Having spent 20+ years working at residential summer camps for kids as a counsellor and camp director, on some days I think I might have a bit of a gut feeling about what fun looks like for a group of kids. Summer camp is a fun factory - it's product is joy. Nailing down exactly what fun looks like and feels like is a fine art. At summer camp, this art is mastered by 19 year olds who lead the program as camp counsellors. Camp Counsellors work really hard to create fun - the reality is though that their role isn't always the highest valued role by society (these kids earn peanuts for wages), but paradoxically their work is highly valued by the kids who work with them. For many reasons, many summer camps have got it together in creating fun. Knowing just the right amount of leadership to provide - allowing for plenty of choices - and understanding the need for challenge, camaraderie laughter, and self direction - if you've been to a good summer camp, you'll know exactly what I am talking about. Anyone can do this though - a big part of the equation is just being able to join in on it all - modelling what you're looking for and reinforcing the right kind of energy.

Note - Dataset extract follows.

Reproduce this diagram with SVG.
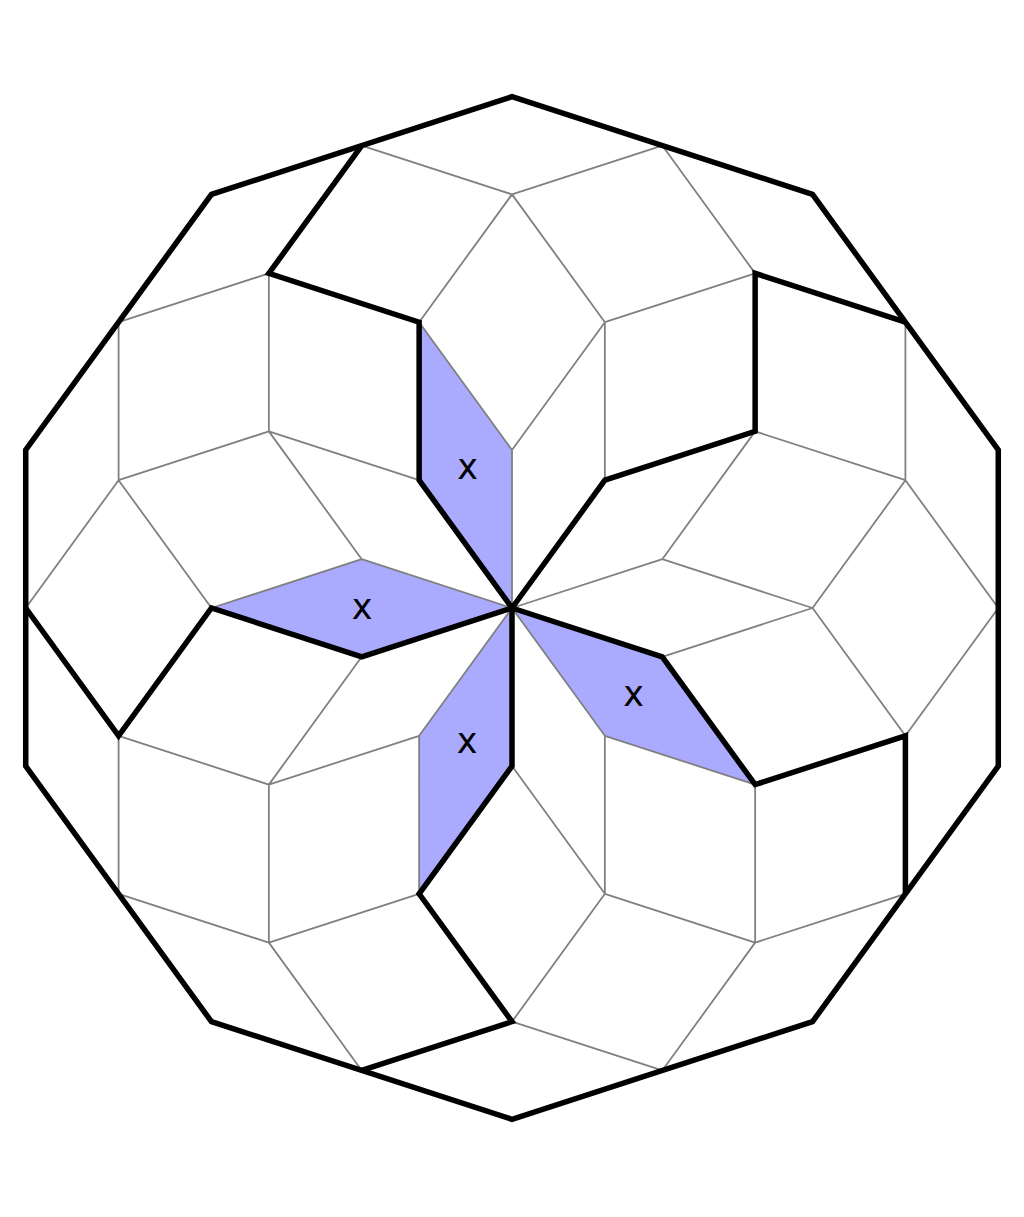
<svg xmlns="http://www.w3.org/2000/svg" width="1024" height="1217" viewBox="0 0 1024 1217">
<style>
.fill{fill:#aaaaff;stroke:none}
.thin{fill:none;stroke:#808080;stroke-width:1.8}
.thick{fill:none;stroke:#000;stroke-width:5.5;stroke-linejoin:miter;stroke-miterlimit:10}
.lbl{font-family:"DejaVu Sans",sans-serif;font-size:35px;fill:#000;text-anchor:middle}
</style>
<rect width="1024" height="1217" fill="#fff"/>
<g id="shaded-tiles">
<g id="tile-n"><polygon class="fill" points="419.13,322.18 512,450 512,608 419.13,480.18"/><text class="lbl" x="467.5" y="478.5">x</text></g>
<g id="tile-w"><polygon class="fill" points="211.46,608 361.73,559.18 512,608 361.73,656.82"/><text class="lbl" x="362" y="619">x</text></g>
<g id="tile-se"><polygon class="fill" points="512,608 662.27,656.82 755.14,784.64 604.87,735.82"/><text class="lbl" x="633.5" y="706">x</text></g>
<g id="tile-s"><polygon class="fill" points="512,608 512,766 419.13,893.82 419.13,735.82"/><text class="lbl" x="467" y="752.5">x</text></g>
</g>
<g id="connectors">
<path class="thin" d="M361.73,145.53L512,194.35M662.27,145.53L512,194.35M512,194.35L419.13,322.18M512,194.35L604.87,322.18M419.13,322.18L512,450M604.87,322.18L512,450M604.87,322.18L755.14,273.36M604.87,322.18L604.87,480.18M512,450L512,608M662.27,145.53L755.14,273.36M118.59,322.18L268.86,273.36M268.86,273.36L268.86,431.36M118.59,322.18L118.59,480.18M268.86,431.36L419.13,480.18M268.86,431.36L118.59,480.18M268.86,431.36L361.73,559.18M118.59,480.18L25.72,608M118.59,480.18L211.46,608M361.73,559.18L512,608M361.73,559.18L211.46,608M905.41,322.18L905.41,480.18M755.14,431.36L905.41,480.18M755.14,431.36L662.27,559.18M905.41,480.18L812.54,608M905.41,480.18L998.28,608M662.27,559.18L512,608M662.27,559.18L812.54,608M812.54,608L662.27,656.82M812.54,608L905.41,735.82M998.28,608L905.41,735.82M755.14,784.64L755.14,942.64M905.41,893.83L755.14,942.64M755.14,942.64L662.27,1070.48M755.14,942.64L604.87,893.82M604.87,893.82L604.87,735.82M604.87,735.82L512,608M604.87,735.82L755.14,784.64M604.87,893.82L512,766M604.87,893.82L512,1021.64M512,1021.64L662.27,1070.48M361.73,656.82L268.86,784.64M268.86,784.64L118.59,735.82M268.86,784.64L419.13,735.82M419.13,735.82L512,608M419.13,735.82L419.13,893.82M118.59,735.82L118.59,893.83M118.59,893.83L268.86,942.64M268.86,784.64L268.86,942.64M268.86,942.64L419.13,893.82M268.86,942.64L361.73,1070.48"/>
<polygon id="outline" class="thick" points="512,96.7 812.53,194.35 998.28,450 998.28,766 812.53,1021.65 512,1119.3 211.47,1021.65 25.72,766 25.72,450 211.47,194.35"/>
<path id="arm1" class="thick" d="M361.73,145.53L268.86,273.36L419.13,322.18L419.13,480.18L512,608"/>
<path id="arm2" class="thick" d="M512,608L604.87,480.18L755.14,431.36L755.14,273.36L905.41,322.18"/>
<path id="arm3" class="thick" d="M512,608L662.27,656.82L755.14,784.64L905.41,735.82L905.41,893.83"/>
<path id="arm4" class="thick" d="M512,608L512,766L419.13,893.82L512,1021.64L361.73,1070.48"/>
<path id="arm5" class="thick" d="M512,608L361.73,656.82L211.46,608L118.59,735.82L25.72,608"/>
</g>
</svg>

In the NCCP coaching materials there is a piece of research shared that asks kids what is important to them when participating in a sport - the top response is 'sport needs to be fun' - and for kids who have stopped participating in sport who were asked what would it take to get you back involved - again the top response was 'I'd join in again if it was fun'. I'm sure you will agree that this stuff is worth giving some attention to and as I'm certain many of you already do - adding a bit of 'creating some fun' into your skill set when working with youth. In some ways, working with early adolescents is the world of the middle school teacher - knowing how to relate to adolescents - adolescents who for all accounts become a different species for a few years. Great middle school teachers know how to use humour, build relationships that leverage engagement, and keep things pretty light hearted. Great coaches know how to do this as well. I know a number of them personally. When you see this work in action - you know something special is going on - kids stick around, get excited about ski racing - the reality is that cross country ski racing is not the easiest sport in the world - so when you've got something good cooking, it is often because you've thought of the recipe beforehand. I am so lucky to have been in spaces where this has happened - and where it is happening.
So if fun is so important what does it look like? Fun is a great energy, focused on something positive, often without a very important outcome attached, and in the arena of adolescent sport, generated and sustained by kids. Adults are great a creating fun as well - but sometimes we have a harder time with it because we've got so many other things to take care of - (fun for us often includes a few of the right kind of beverage). Nurturing the care free state of childhood for kids is a gift - a gift that lasts for a few years. Games are fun - but fun is bigger than a backpocket full of games - fun is an energy that is created.
I recently got a text from my program director, saying that his daughter who is in the T2T group I am coaching, got in the car after practice saying 'that was the hardest and most fun workout I have ever been to'. Of course its nice to get these sort of texts - especially when they come from the guy who supervises your work - but thinking back on the practice session - it really wasn't particularly hard to pull together or require lots of planning and coordination. What we did - and I do think it came off pretty well - was do an 'amazing race' style of running workout - kids got a map - ran from one station to another (over several kilometers) - got to choose between 'running around the lake' or doing '200 push ups' - then run on to the next station where they had equally as fun activities to choose from. It was a race of course (it was a day when I had wanted to do some speed work) with everyone getting some gummy prizes at the end - the higher the finish, the more gummy treats. Because I knew that the kids would be fired up about seeing their names on zone 4, I even posted some results there http://zone4.ca/results.asp?id=5099 - our T2T group loved the workout.
Our role as coaches is bigger than creating some fun though. I might argue that kids can get that somewhere else - they can go to summer camp, they can get it at middle school, they can get it in their cul-de-sacs or in the forest behind their house on a unicycle. For me, coaching cross country skiing is about hooking kids on a great sport - helping them develop the technical skills and physical fitness to perform in a way they're happy with. For me, that is the primary outcome I strive for in my coaching - to build the engine - the engine is made up of pieces like the carburator and the pistons and the crankshaft that form the structure and mechanical engineering of the vehicle - they're what makes the engine run. I like to think that there is another important piece, I think of fun as the oil - the lubricant that makes the pieces of engine work well together. When the engine is running well, adolescents are ready to learn how to drive. I know its a little out there but I'll tell you, kids can feel it - I know this because they are smiling, laughing, talking, being silly and responding when they need to switch gears.
What is important to coaches is evident to the kids that they coach. Adolescents know if their coach sees them as someone who has great potential, or if their coaches think someone else in their training group has great potential. All of this might be pretty irrelevant to a coach who is strictly performance driven. Don't get me wrong - I think performance is incredibly important - it is important to each and every young skier. Every kid in a Train to Train program wants to improve, has a dream of finishing on the podium, of getting there, of doing it themselves. Great coaches leverage this, for the top performers, and also for every young skier they work with.
So if you're like me, and you're interested in helping as many kids as possible to reach their potential as athletes, if you're interested in trying to keep kids engaged - then thinking about the fun-work balance is an important piece in the puzzle.